What does digital eye contact look like?

A conversation with Liya Safina about trust, AI, and designing for human connection

What happens to trust when the machines take over the glances?

On a Friday afternoon in Melbourne, designers, technologists, and innovation leaders gathered at Portable to consider that very human question.

We were joined in person by Liya Safina from Google, a world-leading creative strategist and foresight designer whose work spans three continents and some of the most influential institutions in design and tech. With a portfolio that includes Apple, IKEA, the United Nations, and the Qatar Foundation, Liya is known for shaping futures thinking into tangible, emotionally resonant experiences. She blends cultural critique with systems design, helping organisations explore “what’s next” through the lens of care, equity, and possibility.

Across the hour, the conversation circled around one quiet but urgent idea:

If technology mediates more and more of our interactions, how do we teach it to recognise, to acknowledge, to care?

Across the hour, the conversation circled around one quiet but urgent idea:

If technology mediates more and more of our interactions, how do we teach it to recognise, to acknowledge, to care?

A glance across the street and across the interface

At one point during the event, Andrew Apostola (Portable's CEO and the night's emcee) volleyed with Liya about a simple metaphor that reframed the entire room’s thinking:

“In Amsterdam, bike riders usually make eye contact with car drivers before crossing; it’s a silent agreement of safety. So what happens when the self-driving cars take over? What’s the digital version of that glance, that human acknowledgment?”

It’s a deceptively small question, what is digital eye contact?, but one that opens up vast terrain for those of us working at the edges of technology, ethics, and public infrastructure.

Designing trust into systems requires more than empathy. It requires a deep understanding of behavioural cues, socio-technical systems, and the design patterns that either preserve or erode mutual recognition.

Trust, design, and the invisible handshake

At Portable, we often say that AI success isn’t just about technology; it’s about governance, design, and trust.

This event was a chance to sit with that idea. It asked us to consider not just how interfaces function, but how they feel, and how we might design systems that communicate “I see you” in moments when no one is watching.

Because whether we’re talking about smart intersections, online service portals, or digital health records, the same design challenge applies:

  • How do we make systems that acknowledge us?
  • How do we make systems that know how to look back?

Liya Safina’s provocations gave us space to reflect, to wonder aloud, and to momentarily zoom out.

It was a rare kind of gathering, small enough to be real, big enough to be ambitious.
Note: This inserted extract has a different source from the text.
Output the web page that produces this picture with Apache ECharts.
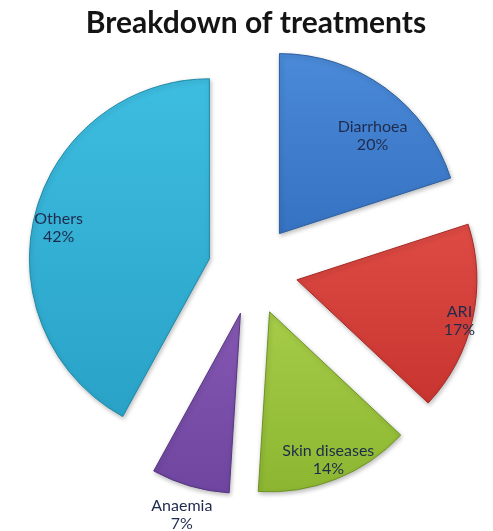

The kind of conversation that doesn’t just inform the work ahead, but realigns it.

These conversations are crucial and need to continue

This event was actually our third with Liya, kicking off with a SXSW panel that included provocations such as:

  • Avoiding the Black Mirror Future | Films like Never Let Me Go and Black Mirror show us worlds where technology has been taken too far, causing irreparable damage to our behaviors, relationships, and society. What needs to happen to ensure we don't end up there? What can you personally do in your work to help prevent that outcome?
  • Responsibility and Protection | Whose job is it to protect society from the harmful effects of technology? Just as driving requires licensing, traffic laws, manufacturer safety standards, and individual responsibility, seatbelts, attention, car seats, where do you see the balance between government regulation, corporate responsibility, and individual education and action?